Apple Profits Double As Users Upgrade To 5G iPhones
Apple reaps reward from strong spending on Macs, apps and iPads during lockdown, coupled with people upgrading to 5G iPhones
Apple has experienced strong quarterly sales, thanks to people upgrading to 5G iPhones, coupled with heavy consumer spending on its products throughout the Coronavirus pandemic.
Apple during the second quarter managed to double its profits, while revenues also rose a very impressive 54 percent.
The fact that the iPhone maker continues to bring in such huge sums, has allowed it to continue its heavy spending of late. This includes building a $1 billion campus in North Carolina, on top of its new campus being built in Austin (Texas), but also its commitment to spend $430 billion in the US over the next five years, which is expected to create 20,000 new jobs across the country
Financial boom
It is fair to say after a reviewing Apple’s quarterly results, the firm is in very rude health indeed.
For the second quarter ending 27 March, Apple posted a net profit of $23.6bn, up from $11.2bn in the same year-ago quarter.
Revenues meanwhile rose to $89.6bn from $58.3bn.
Digging down into those figures, we can see Apple benefited from the arrival of its 5G equiped iPhone 12 product range, with iPhone sales of just under $48 billion, up by 66 percent from a year ago.
Sales of the Appl Mac and iPad hardware also surged for yet another quarter, up 70 and 78 percent respectively. This was down in part to continued remote working from home because of lockdowns forced by the ongoing Coronavirus pandemic.
“This quarter reflects both the enduring ways our products have helped our users meet this moment in their own lives, as well as the optimism consumers seem to feel about better days ahead for all of us,” said Apple CEO Tim Cook.
“Apple is in a period of sweeping innovation across our product lineup, and we’re keeping focus on how we can help our teams and the communities where we work emerge from this pandemic into a better world,” said Cook.
“That certainly begins with products like the all-new iMac and iPad Pro, but it extends to efforts like the 8 gigawatts of new clean energy we’ll help bring onto the grid and our $430 billion investment in the United States over the next 5 years.”
Tracking clampdown
And it should be remembered that these strong financials are not a fluke for Apple, and come after a historic first quarter that ending in December, which saw the company surpass $100 billion in revenue for the first time in its history.

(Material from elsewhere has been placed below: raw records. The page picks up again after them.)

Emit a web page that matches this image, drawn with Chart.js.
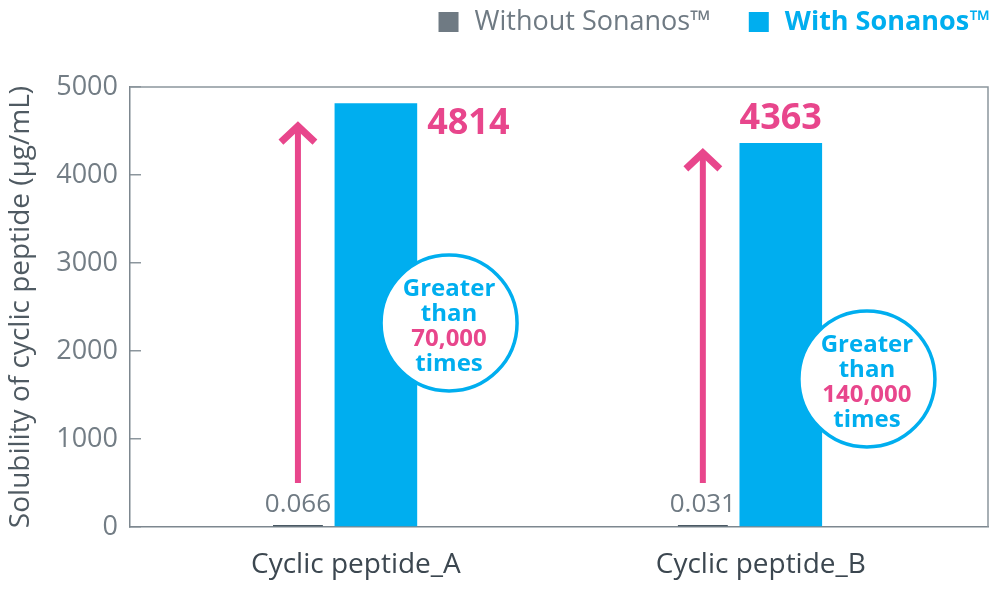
<!DOCTYPE html>
<html>
<head>
<meta charset="utf-8">
<script src="https://cdn.jsdelivr.net/npm/chart.js@4.4.1/dist/chart.umd.min.js"></script>
<style>
html,body{margin:0;padding:0;background:#fff;}
#wrap{width:1000px;height:591px;position:relative;}
</style>
</head>
<body>
<div id="wrap"><canvas id="c" width="1000" height="591"></canvas></div>
<script>
// ---- data ----
const categories = ['Cyclic peptide_A', 'Cyclic peptide_B'];
const seriesNames = ['Without Sonanos™', 'With Sonanos™'];
const withoutValues = [0.066, 0.031];
const withValues = [4814, 4363];
const yTicks = [0, 1000, 2000, 3000, 4000, 5000];
const foldLabels = ['70,000', '140,000'];
const arrowFrom = [500, 500];
const arrowTo = [4590, 4285];

// ---- annotation layout (data units) ----
const valueLabelPlacement = ['right', 'top'];
const circleAt = [{x: 0.277, y: 2318}, {x: 1.309, y: 1682}];

const CYAN = '#00aeef', PINK = '#e8468c', GRAY = '#6f7a83', DARK = '#4a5964';
const FONT = "'Open Sans', 'Noto Sans', sans-serif";

const annotPlugin = {
  id: 'annot',
  beforeDatasetsDraw(chart) {
    const {ctx, chartArea: a} = chart;
    ctx.save();
    ctx.strokeStyle = '#8c969d';
    ctx.lineWidth = 1.5;
    ctx.beginPath();
    ctx.moveTo(a.left, a.top); ctx.lineTo(a.right, a.top); ctx.lineTo(a.right, a.bottom);
    ctx.stroke();
    ctx.restore();
  },
  afterDatasetsDraw(chart) {
    const {ctx} = chart;
    const xs = chart.scales.x, ys = chart.scales.y;
    const m0 = chart.getDatasetMeta(0), m1 = chart.getDatasetMeta(1);
    ctx.save();
    categories.forEach((c, i) => {
      const b0 = m0.data[i], b1 = m1.data[i];
      // small value labels
      ctx.fillStyle = GRAY;
      ctx.font = `26px ${FONT}`;
      ctx.textAlign = 'center';
      ctx.textBaseline = 'middle';
      ctx.fillText(String(withoutValues[i]), b0.x, ys.getPixelForValue(0) - 22);
      // big value labels
      ctx.fillStyle = PINK;
      ctx.font = `bold 36px ${FONT}`;
      if (valueLabelPlacement[i] === 'right') {
        ctx.textAlign = 'left';
        ctx.fillText(String(withValues[i]), b1.x + b1.width / 2 + 10, b1.y + 20);
      } else {
        ctx.textAlign = 'center';
        ctx.fillText(String(withValues[i]), b1.x, b1.y - 24);
      }
      // arrow
      const ax = b0.x;
      const yb = ys.getPixelForValue(arrowFrom[i]);
      const yt = ys.getPixelForValue(arrowTo[i]);
      ctx.strokeStyle = PINK;
      ctx.lineWidth = 6;
      ctx.lineCap = 'butt';
      ctx.beginPath(); ctx.moveTo(ax, yb); ctx.lineTo(ax, yt + 3); ctx.stroke();
      ctx.lineWidth = 7;
      ctx.lineJoin = 'miter';
      ctx.beginPath();
      ctx.moveTo(ax - 17, yt + 19); ctx.lineTo(ax, yt + 3); ctx.lineTo(ax + 17, yt + 19);
      ctx.stroke();
      // circle
      const cx = xs.getPixelForValue(circleAt[i].x), cy = ys.getPixelForValue(circleAt[i].y);
      ctx.beginPath(); ctx.arc(cx, cy, 68, 0, Math.PI * 2);
      ctx.fillStyle = '#fff'; ctx.fill();
      ctx.lineWidth = 3.5; ctx.strokeStyle = CYAN; ctx.stroke();
      const lines = [['Greater', CYAN], ['than', CYAN], [foldLabels[i], PINK], ['times', CYAN]];
      ctx.font = `bold 24px ${FONT}`;
      ctx.textAlign = 'center';
      lines.forEach((l, k) => {
        ctx.fillStyle = l[1];
        ctx.fillText(l[0], cx, cy + 4 + (k - 1.5) * 25);
      });
    });
    ctx.restore();
  },
  afterDraw(chart) {
    // legend
    const {ctx} = chart;
    const colors = ['#6f7a83', CYAN];
    const weights = ['normal', 'bold'];
    ctx.save();
    ctx.textBaseline = 'middle';
    ctx.textAlign = 'left';
    let x = 990;
    const yC = 22;
    for (let i = seriesNames.length - 1; i >= 0; i--) {
      ctx.font = `${weights[i]} 27px ${FONT}`;
      const w = ctx.measureText(seriesNames[i]).width;
      x -= w;
      ctx.fillStyle = colors[i];
      ctx.fillText(seriesNames[i], x, yC);
      x -= 16 + 20;
      ctx.fillRect(x, yC - 10, 20, 20);
      x -= 38;
    }
    ctx.restore();
  }
};

const chart = new Chart(document.getElementById('c'), {
  type: 'bar',
  data: {
    datasets: [
      {
        label: seriesNames[0],
        data: withoutValues.map((v, i) => ({x: i, y: v})),
        backgroundColor: DARK,
        minBarLength: 2,
        categoryPercentage: 0.385,
        barPercentage: 0.64
      },
      {
        label: seriesNames[1],
        data: withValues.map((v, i) => ({x: i, y: v})),
        backgroundColor: CYAN,
        categoryPercentage: 0.385,
        barPercentage: 1.06
      }
    ]
  },
  options: {
    responsive: false,
    animation: false,
    devicePixelRatio: 1,
    layout: {padding: {top: 87, right: 12, left: 0, bottom: 0}},
    plugins: {legend: {display: false}, tooltip: {enabled: false}},
    scales: {
      x: {
        type: 'linear',
        min: -0.511,
        max: 1.608,
        offset: false,
        afterBuildTicks: (s) => { s.ticks = categories.map((c, i) => ({value: i})); },
        afterFit: (s) => { s.height = 64; },
        grid: {display: true, drawOnChartArea: false, drawTicks: false},
        border: {display: true, color: '#7d878f', width: 1.5},
        ticks: {
          callback: (v) => categories[v],
          color: '#3c4750',
          font: {family: FONT, size: 28},
          padding: 21,
          labelOffset: 19,
          maxRotation: 0,
          autoSkip: false
        }
      },
      y: {
        min: 0,
        max: 5000,
        afterBuildTicks: (s) => { s.ticks = yTicks.map(v => ({value: v})); },
        afterFit: (s) => { s.width = 130; },
        grid: {drawOnChartArea: false, drawTicks: true, tickLength: -11, color: '#8c969d', lineWidth: 1.5},
        border: {display: true, color: '#7d878f', width: 1.5},
        ticks: {
          callback: (v) => String(v),
          color: '#737d85',
          font: {family: FONT, size: 27},
          padding: 23
        },
        title: {
          display: true,
          text: 'Solubility of cyclic peptide (µg/mL)',
          color: '#4f5a62',
          font: {family: FONT, size: 28},
          padding: {top: 4, bottom: 0}
        }
      }
    }
  },
  plugins: [annotPlugin]
});
</script>
</body>
</html>
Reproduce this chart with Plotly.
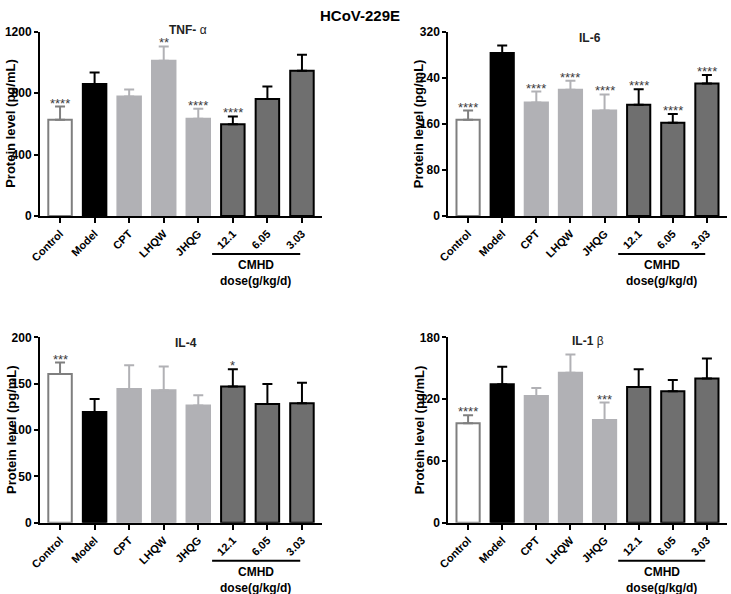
import plotly.graph_objects as go

categories = ["Control", "Model", "CPT", "LHQW", "JHQG", "12.1", "6.05", "3.03"]

tnf_mean = [626, 859, 778, 1011, 633, 598, 761, 946]
tnf_err_top = [713, 935, 824, 1104, 698, 648, 843, 1050]
tnf_stars = ["****", "", "", "**", "****", "****", "", ""]

il6_mean = [167, 283, 197, 219, 183, 193, 162, 230]
il6_err_top = [183, 296, 216, 235, 211, 220, 177, 245]
il6_stars = ["****", "", "****", "****", "****", "****", "****", "****"]

il4_mean = [160.5, 119.5, 144.3, 142.9, 126.3, 146.8, 128, 128.8]
il4_err_top = [172.7, 133.5, 169.9, 168.4, 137.5, 165.5, 149.7, 151]
il4_stars = ["***", "", "", "", "", "*", "", ""]

il1b_mean = [96.5, 134.4, 123, 145.7, 99.8, 131.8, 127.6, 139.9]
il1b_err_top = [104.3, 151.5, 130.8, 163.2, 116.6, 149, 138.6, 159.3]
il1b_stars = ["****", "", "", "", "***", "", "", ""]

panel_titles = ["<b>TNF-</b> α", "<b>IL-6</b>", "<b>IL-4</b>", "<b>IL-1</b> β"]
y_max = [1200, 320, 200, 180]
y_dtick = [400, 80, 50, 60]

W, H = 731, 594
FONT = "Liberation Sans, Arial, sans-serif"


def px_x(v):
    return v / W


def px_y(v):
    return 1 - v / H


fill_colors = ["#ffffff", "#000000", "#b1b1b5", "#b1b1b5", "#b1b1b5", "#6f6f6f", "#6f6f6f", "#6f6f6f"]
line_colors = ["#7f7f7f", "#000000", "#b1b1b5", "#b1b1b5", "#b1b1b5", "#000000", "#000000", "#000000"]

# pixel layout of each panel: (x_left, x_right, y_top, y_bottom)
panels_px = [(40, 322, 31.7, 216), (448.3, 726.7, 31.7, 216),
             (40, 322, 337.3, 522.7), (448.3, 726.7, 337.3, 522.7)]
title_px = [(188, 30), (590, 38.5), (186, 343), (588, 341)]

datasets = [(tnf_mean, tnf_err_top, tnf_stars), (il6_mean, il6_err_top, il6_stars),
            (il4_mean, il4_err_top, il4_stars), (il1b_mean, il1b_err_top, il1b_stars)]

fig = go.Figure()
annotations = []
shapes = []
idx = list(range(len(categories)))
bold11 = dict(family=FONT, size=11, color="black", weight="bold")
bold12 = dict(family=FONT, size=12, color="black", weight="bold")

for p, (means, tops, stars) in enumerate(datasets):
    xl, xr, yt, yb = panels_px[p]
    suffix = "" if p == 0 else str(p + 1)
    xa, ya = "x" + suffix, "y" + suffix
    for i in idx:
        fig.add_trace(go.Bar(
            x=[i], y=[means[i]], xaxis=xa, yaxis=ya, width=0.68,
            marker=dict(color=fill_colors[i], line=dict(color=line_colors[i], width=2)),
            error_y=dict(type="data", symmetric=False, array=[tops[i] - means[i]],
                         arrayminus=[0], color=line_colors[i], thickness=2, width=5),
            showlegend=False, hoverinfo="skip"))
        if stars[i]:
            annotations.append(dict(x=i, y=tops[i], xref=xa, yref=ya, text=stars[i],
                                    showarrow=False, xanchor="center", yanchor="bottom", yshift=-6,
                                    font=dict(family=FONT, size=13, color="#3a3a3a")))
    layout_x = dict(domain=[px_x(xl), px_x(xr)], range=[-0.58, 7.58],
                    tickmode="array", tickvals=idx, ticktext=categories,
                    showline=True, linecolor="black", linewidth=2,
                    ticks="outside", ticklen=5, tickwidth=2, tickcolor="black",
                    tickangle=-45, tickfont=bold11,
                    anchor=ya, showgrid=False, zeroline=False, fixedrange=True, automargin=False)
    layout_y = dict(domain=[px_y(yb), px_y(yt)], range=[0, y_max[p]], dtick=y_dtick[p],
                    showline=True, linecolor="black", linewidth=2,
                    ticks="outside", ticklen=4, tickwidth=2, tickcolor="black",
                    tickfont=bold12,
                    anchor=xa, showgrid=False, zeroline=False, fixedrange=True, automargin=False)
    fig.layout["xaxis" + suffix] = layout_x
    fig.layout["yaxis" + suffix] = layout_y

    # y axis title
    annotations.append(dict(x=px_x(xl - 29), y=px_y((yt + yb) / 2), xref="paper", yref="paper",
                            text="Protein level (pg/mL)", textangle=-90, showarrow=False,
                            xanchor="center", yanchor="middle",
                            font=dict(family=FONT, size=13, color="black", weight="bold")))
    # panel title
    tx, ty = title_px[p]
    annotations.append(dict(x=px_x(tx), y=px_y(ty), xref="paper", yref="paper",
                            text=panel_titles[p], showarrow=False,
                            xanchor="center", yanchor="middle",
                            font=dict(family=FONT, size=12, color="#222222")))
    # CMHD group line and label
    line_y = px_y(yb + 38)
    shapes.append(dict(type="line", xref=xa, yref="paper", x0=4.4, x1=6.95,
                       y0=line_y, y1=line_y, line=dict(color="black", width=2)))
    annotations.append(dict(x=5.67, y=px_y(yb + 49), xref=xa, yref="paper",
                            text="CMHD", showarrow=False,
                            xanchor="center", yanchor="middle", font=bold12))
    annotations.append(dict(x=5.67, y=px_y(yb + 65), xref=xa, yref="paper",
                            text="dose(g/kg/d)", showarrow=False,
                            xanchor="center", yanchor="middle", font=bold12))

annotations.append(dict(x=px_x(360), y=px_y(15), xref="paper", yref="paper",
                        text="HCoV-229E", showarrow=False, xanchor="center", yanchor="middle",
                        font=dict(family=FONT, size=15, color="black", weight="bold")))

fig.update_layout(width=W, height=H, margin=dict(l=0, r=0, t=0, b=0, autoexpand=False),
                  paper_bgcolor="white", plot_bgcolor="white",
                  annotations=annotations, shapes=shapes, bargap=0.3,
                  font=dict(family=FONT))

fig.write_html("out.html", config={"displayModeBar": False},
               post_script="document.body.style.margin='0px';")
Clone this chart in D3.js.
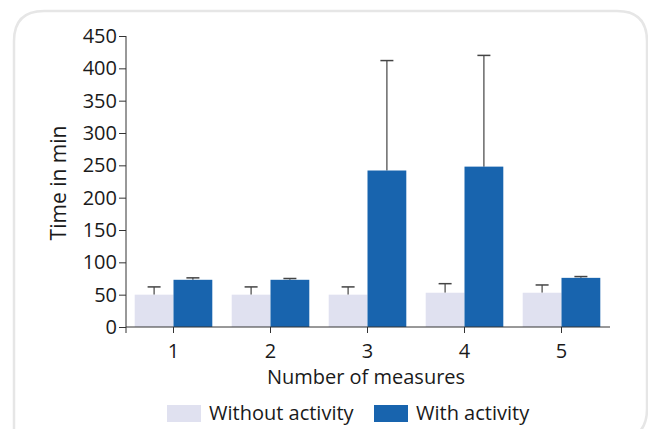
<!DOCTYPE html>
<html>
<head>
<meta charset="utf-8">
<script src="https://cdn.jsdelivr.net/npm/d3@7"></script>
<style>
  body { margin: 0; background: #fff; }
  text { font-family: "Open Sans", sans-serif; fill: #1a1a1a; }
</style>
</head>
<body>
<svg width="648" height="429"></svg>
<script>
// values
var measures = ['1', '2', '3', '4', '5'];
var withoutActivity = [50, 50, 50, 53, 53];
var withoutError = [62, 62, 62, 67, 65];   // top of error bar
var withActivity = [73, 73, 242, 248, 76];
var withError = [76, 75, 412, 420, 78];
var yTicks = [0, 50, 100, 150, 200, 250, 300, 350, 400, 450];
var seriesNames = ['Without activity', 'With activity'];
var colors = ['#e0e1f0', '#1864ae'];

var svg = d3.select('svg');

// card frame, rounded at three corners
svg.append('path')
    .attr('d', 'M14,440 L14,41 Q14,11 44,11 L617,11 Q647,11 647,41 L647,409 Q647,439 617,439')
    .attr('fill', 'none')
    .attr('stroke', '#e6e6e6')
    .attr('stroke-width', 2.5);

var x = d3.scaleBand().domain(measures).range([125, 610]).paddingInner(0.2).paddingOuter(0.1);
var sub = d3.scaleBand().domain([0, 1]).range([0, x.bandwidth()]);
var y = d3.scaleLinear().domain([0, 450]).range([327, 36]);

var rows = measures.map((m, i) => ({
    m: m,
    vals: [
        {s: 0, v: withoutActivity[i], e: withoutError[i]},
        {s: 1, v: withActivity[i], e: withError[i]}
    ]
}));

var groups = svg.append('g')
    .selectAll('g')
    .data(rows)
    .enter()
    .append('g')
    .attr('transform', d => 'translate(' + x(d.m) + ',0)');

var cells = groups.selectAll('g')
    .data(d => d.vals)
    .enter()
    .append('g');

// error bars first, bars drawn on top
cells.append('line')
    .attr('x1', d => sub(d.s) + sub.bandwidth() / 2)
    .attr('x2', d => sub(d.s) + sub.bandwidth() / 2)
    .attr('y1', d => y(d.v))
    .attr('y2', d => y(d.e))
    .attr('stroke', '#444')
    .attr('stroke-width', 1.2);

cells.append('line')
    .attr('x1', d => sub(d.s) + sub.bandwidth() / 2 - 6.5)
    .attr('x2', d => sub(d.s) + sub.bandwidth() / 2 + 6.5)
    .attr('y1', d => y(d.e))
    .attr('y2', d => y(d.e))
    .attr('stroke', '#444')
    .attr('stroke-width', 1.5);

cells.append('rect')
    .attr('x', d => sub(d.s))
    .attr('width', sub.bandwidth())
    .attr('y', d => y(d.v))
    .attr('height', d => y(0) - y(d.v))
    .attr('fill', d => colors[d.s]);

// axes
var yAxis = svg.append('g')
    .attr('transform', 'translate(126,0)')
    .call(d3.axisLeft(y).tickValues(yTicks).tickSize(7).tickPadding(2).tickSizeOuter(0));
yAxis.select('.domain').attr('d', 'M0,' + y(450) + 'V333');

var xAxis = svg.append('g')
    .attr('transform', 'translate(0,327)')
    .call(d3.axisBottom(x).tickSize(6).tickPadding(11).tickSizeOuter(0));
xAxis.select('.domain').attr('d', 'M126,0H610');

svg.selectAll('.tick line, .domain').attr('stroke', '#333');
svg.selectAll('.tick text').style('font-size', '20px').attr('fill', '#1a1a1a');

svg.append('text')
    .attr('transform', 'translate(66,183) rotate(-90)')
    .attr('text-anchor', 'middle')
    .style('font-size', '21px')
    .text('Time in min');

svg.append('text')
    .attr('x', 366)
    .attr('y', 384)
    .attr('text-anchor', 'middle')
    .style('font-size', '20px')
    .text('Number of measures');

// legend
var legendX = [167, 374];
var legend = svg.append('g')
    .selectAll('g')
    .data(seriesNames)
    .enter()
    .append('g')
    .attr('transform', (d, i) => 'translate(' + legendX[i] + ',405)');

legend.append('rect')
    .attr('width', 34)
    .attr('height', 17)
    .attr('fill', (d, i) => colors[i]);

legend.append('text')
    .attr('x', 42)
    .attr('y', 15)
    .style('font-size', '20px')
    .text(d => d);
</script>
</body>
</html>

Apple this week also introduced its iOS 14.5 update, in what campaigners hope will be a watershed moment for online privacy.
The latest iOS update will require apps to ask for permission to track your activity online. If an app is launched on a device running iOS 14.5, an “App Tracking Transparency” (ATT) label should display and ask the user whether they agree to let the app track them across other companies’ apps and websites.